What the task requires -
Retype, please, the listing from its opening line through the line that contains "mvc_g3 = [0.0, 0.0, 0.0, 0.0, 2.0, 0.0, 0.0, 2.0, 0.0]", both included, without the pictures.

Record extracts -
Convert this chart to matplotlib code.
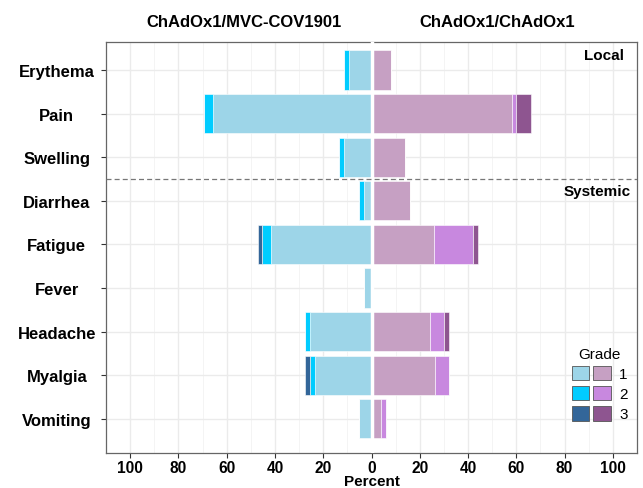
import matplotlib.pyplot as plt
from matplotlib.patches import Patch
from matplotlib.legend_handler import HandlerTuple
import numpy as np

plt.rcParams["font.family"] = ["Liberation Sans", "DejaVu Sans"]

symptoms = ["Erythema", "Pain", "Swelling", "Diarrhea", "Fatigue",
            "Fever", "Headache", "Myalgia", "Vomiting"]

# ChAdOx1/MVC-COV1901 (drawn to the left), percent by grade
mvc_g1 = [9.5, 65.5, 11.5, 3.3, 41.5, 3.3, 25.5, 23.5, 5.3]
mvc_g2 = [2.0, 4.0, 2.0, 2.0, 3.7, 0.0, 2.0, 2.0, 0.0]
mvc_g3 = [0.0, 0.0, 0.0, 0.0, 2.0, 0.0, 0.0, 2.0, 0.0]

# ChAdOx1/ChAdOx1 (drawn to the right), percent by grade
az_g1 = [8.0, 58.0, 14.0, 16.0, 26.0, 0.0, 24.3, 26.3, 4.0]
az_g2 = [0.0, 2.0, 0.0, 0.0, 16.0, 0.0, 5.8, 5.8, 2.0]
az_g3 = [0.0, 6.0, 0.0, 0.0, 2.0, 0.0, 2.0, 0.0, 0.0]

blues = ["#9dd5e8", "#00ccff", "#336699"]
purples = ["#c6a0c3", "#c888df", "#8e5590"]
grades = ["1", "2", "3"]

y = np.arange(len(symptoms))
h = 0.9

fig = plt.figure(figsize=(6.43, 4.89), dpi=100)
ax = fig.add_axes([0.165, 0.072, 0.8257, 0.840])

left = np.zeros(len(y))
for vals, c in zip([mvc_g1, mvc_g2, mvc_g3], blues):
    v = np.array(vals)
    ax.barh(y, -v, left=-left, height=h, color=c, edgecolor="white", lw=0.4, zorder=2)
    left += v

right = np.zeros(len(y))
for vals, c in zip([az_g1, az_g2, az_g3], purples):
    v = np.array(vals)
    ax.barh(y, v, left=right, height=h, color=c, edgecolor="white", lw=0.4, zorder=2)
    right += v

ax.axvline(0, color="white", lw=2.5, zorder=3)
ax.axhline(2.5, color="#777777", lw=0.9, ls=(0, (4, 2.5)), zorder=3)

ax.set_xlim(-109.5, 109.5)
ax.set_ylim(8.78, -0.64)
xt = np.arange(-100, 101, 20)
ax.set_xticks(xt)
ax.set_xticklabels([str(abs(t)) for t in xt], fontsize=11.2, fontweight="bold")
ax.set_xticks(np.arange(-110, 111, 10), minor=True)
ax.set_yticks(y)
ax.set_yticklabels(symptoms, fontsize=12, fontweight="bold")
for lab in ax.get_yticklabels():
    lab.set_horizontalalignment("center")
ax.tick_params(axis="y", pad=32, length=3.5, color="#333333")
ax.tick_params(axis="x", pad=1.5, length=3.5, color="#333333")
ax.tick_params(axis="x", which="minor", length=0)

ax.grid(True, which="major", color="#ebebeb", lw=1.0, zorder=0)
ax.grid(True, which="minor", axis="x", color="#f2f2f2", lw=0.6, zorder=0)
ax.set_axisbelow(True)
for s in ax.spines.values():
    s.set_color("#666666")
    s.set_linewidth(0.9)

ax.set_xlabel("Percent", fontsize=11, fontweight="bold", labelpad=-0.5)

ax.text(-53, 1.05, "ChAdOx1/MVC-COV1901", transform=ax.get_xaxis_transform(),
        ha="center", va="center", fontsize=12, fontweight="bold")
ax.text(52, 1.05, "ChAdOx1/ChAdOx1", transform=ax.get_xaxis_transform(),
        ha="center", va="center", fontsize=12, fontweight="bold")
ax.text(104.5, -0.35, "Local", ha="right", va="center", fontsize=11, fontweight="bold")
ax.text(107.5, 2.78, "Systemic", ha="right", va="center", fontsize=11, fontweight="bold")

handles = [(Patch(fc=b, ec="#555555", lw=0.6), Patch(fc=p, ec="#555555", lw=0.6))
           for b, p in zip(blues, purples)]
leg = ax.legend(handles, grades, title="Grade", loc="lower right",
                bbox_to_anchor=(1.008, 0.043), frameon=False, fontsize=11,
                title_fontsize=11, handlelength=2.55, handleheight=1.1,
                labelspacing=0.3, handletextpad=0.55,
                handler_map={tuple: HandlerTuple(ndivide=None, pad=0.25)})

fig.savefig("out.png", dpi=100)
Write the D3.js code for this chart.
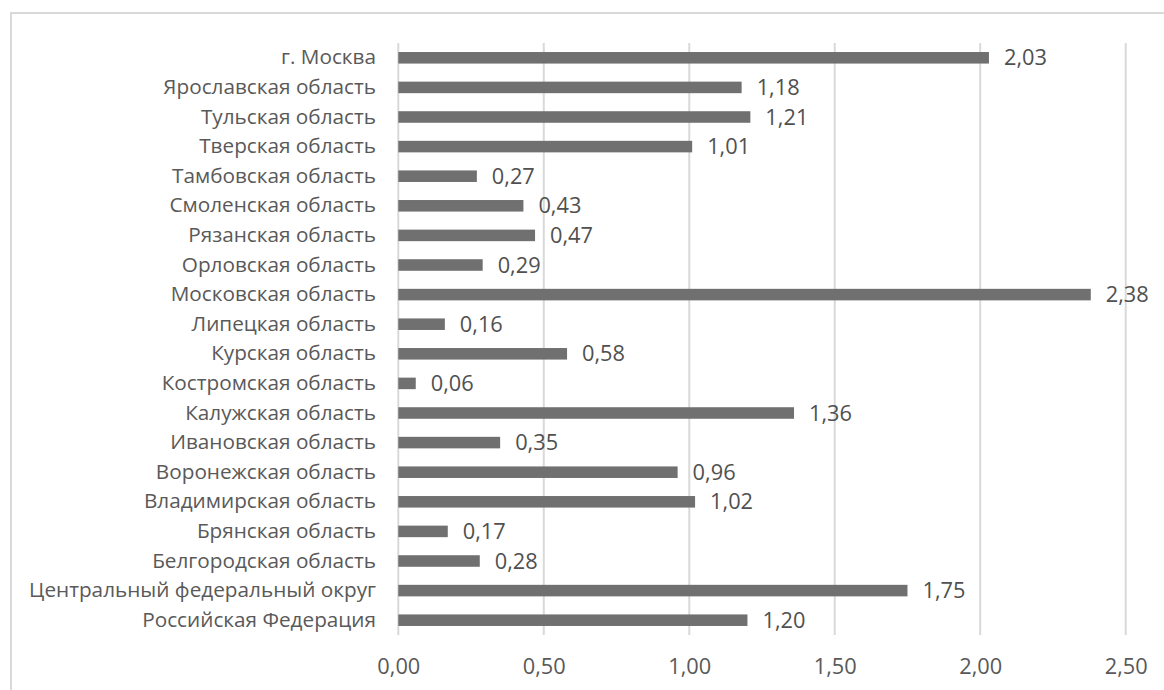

Result of the task -
Convert this chart to matplotlib code.
import matplotlib.pyplot as plt
from matplotlib.patches import Patch
from matplotlib.legend_handler import HandlerTuple
import numpy as np

plt.rcParams["font.family"] = ["Liberation Sans", "DejaVu Sans"]

symptoms = ["Erythema", "Pain", "Swelling", "Diarrhea", "Fatigue",
            "Fever", "Headache", "Myalgia", "Vomiting"]

# ChAdOx1/MVC-COV1901 (drawn to the left), percent by grade
mvc_g1 = [9.5, 65.5, 11.5, 3.3, 41.5, 3.3, 25.5, 23.5, 5.3]
mvc_g2 = [2.0, 4.0, 2.0, 2.0, 3.7, 0.0, 2.0, 2.0, 0.0]
mvc_g3 = [0.0, 0.0, 0.0, 0.0, 2.0, 0.0, 0.0, 2.0, 0.0]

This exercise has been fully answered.